Exercise objective ->
Skip all pictures, then copy the lines from the start of the data through the line with "(708,100) -- (708,858);", keeping both ends.

————

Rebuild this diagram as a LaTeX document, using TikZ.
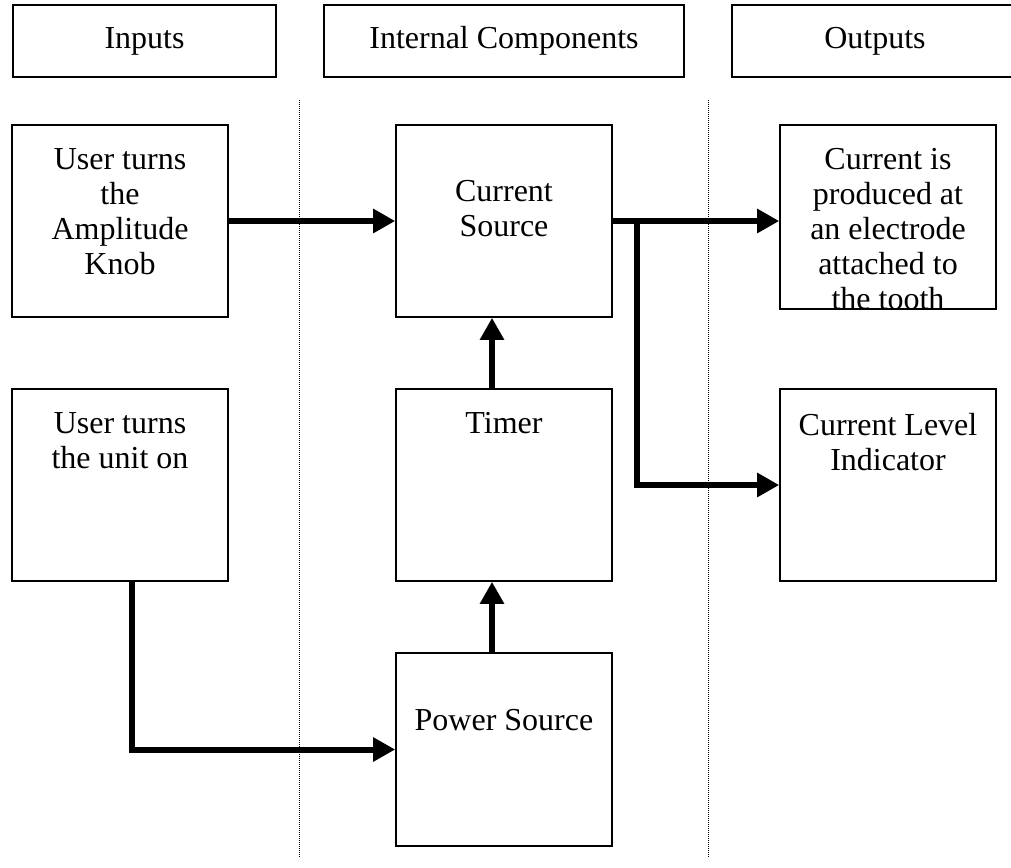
\documentclass[tikz,border=0pt]{standalone}
\usepackage{fontspec}
\setmainfont{Liberation Serif}
\usepackage{tikz}
\usetikzlibrary{arrows.meta}

\begin{document}
\begin{tikzpicture}[x=1pt,y=-1pt,
	head node/.style={rectangle, draw, line width=1.6pt, minimum width=#1, minimum height=72pt, inner sep=0pt, font=\fontsize{32}{35.5}\selectfont},
	block text/.style={anchor=north, align=center, inner sep=0pt, minimum width=0pt, minimum height=0pt, font=\fontsize{32}{35}\selectfont},
	block node/.style n args={3}{rectangle, draw, line width=1.6pt, minimum width=216pt, minimum height=192pt, inner sep=0pt,
		path picture={\node[block text] (#1) at ([yshift=-#2]path picture bounding box.north) {#3};}},
	flow/.style={line width=6pt, -{Triangle[length=22pt,width=23pt]}},
	sep line/.style={line width=1pt, dash pattern=on 1pt off 1pt}]
			\clip (0,0) rectangle (1011,867);
			% Headers
			\node[head node=263pt] (inputs) at (144.5,41) {Inputs};
			\node[head node=360pt] (internal) at (504,41) {Internal Components};
			\node[head node=286pt] (outputs) at (875,41) {Outputs};
			
			% Separators
			\draw[sep line] (299,100) -- (299,858);
			\draw[sep line] (708,100) -- (708,858);
			
			% Nodes
			\node[block node={ampt}{23pt}{User turns\\the\\Amplitude\\Knob}] (amp) at (120,221) {};
			\node[block node={usrt}{23pt}{User turns\\the unit on}] (usr) at (120,485) {};
			\node[block node={cst}{55pt}{Current\\Source}] (cs) at (504,221) {};
			\node[block node={timert}{23pt}{Timer}] (timer) at (504,485) {};
			\node[block node={powert}{56pt}{Power Source}, minimum height=193pt] (power) at (504,749.5) {};
			\node[block node={prodt}{23pt}{Current is\\produced at\\an electrode\\attached to\\the tooth}, minimum height=184pt] (prod) at (888,217) {};
			\node[block node={clit}{23pt}{Current Level\\Indicator}] (cli) at (888,485) {};
			\coordinate (split) at (637,221);
			
			% Connectors
			\draw[flow] (amp) -- (cs);
			\draw[flow] (cs.east) -- (prod.west |- cs.east);
			\draw[flow] (split) |- (cli);
			\draw[flow] ([xshift=12pt]usr.south) |- (power);
			\draw[flow] ([xshift=-12pt]power.north) -- ([xshift=-12pt]timer.south);
			\draw[flow] ([xshift=-12pt]timer.north) -- ([xshift=-12pt]cs.south);
			
\end{tikzpicture}
\end{document}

————

Answer for this exercise ->
Rebuild this diagram as a LaTeX document, using TikZ.
\documentclass[tikz,border=0pt]{standalone}
\usepackage{fontspec}
\setmainfont{Liberation Serif}
\usepackage{tikz}
\usetikzlibrary{arrows.meta}

\begin{document}
\begin{tikzpicture}[x=1pt,y=-1pt,
	head node/.style={rectangle, draw, line width=1.6pt, minimum width=#1, minimum height=72pt, inner sep=0pt, font=\fontsize{32}{35.5}\selectfont},
	block text/.style={anchor=north, align=center, inner sep=0pt, minimum width=0pt, minimum height=0pt, font=\fontsize{32}{35}\selectfont},
	block node/.style n args={3}{rectangle, draw, line width=1.6pt, minimum width=216pt, minimum height=192pt, inner sep=0pt,
		path picture={\node[block text] (#1) at ([yshift=-#2]path picture bounding box.north) {#3};}},
	flow/.style={line width=6pt, -{Triangle[length=22pt,width=23pt]}},
	sep line/.style={line width=1pt, dash pattern=on 1pt off 1pt}]
			\clip (0,0) rectangle (1011,867);
			% Headers
			\node[head node=263pt] (inputs) at (144.5,41) {Inputs};
			\node[head node=360pt] (internal) at (504,41) {Internal Components};
			\node[head node=286pt] (outputs) at (875,41) {Outputs};
			
			% Separators
			\draw[sep line] (299,100) -- (299,858);
			\draw[sep line] (708,100) -- (708,858);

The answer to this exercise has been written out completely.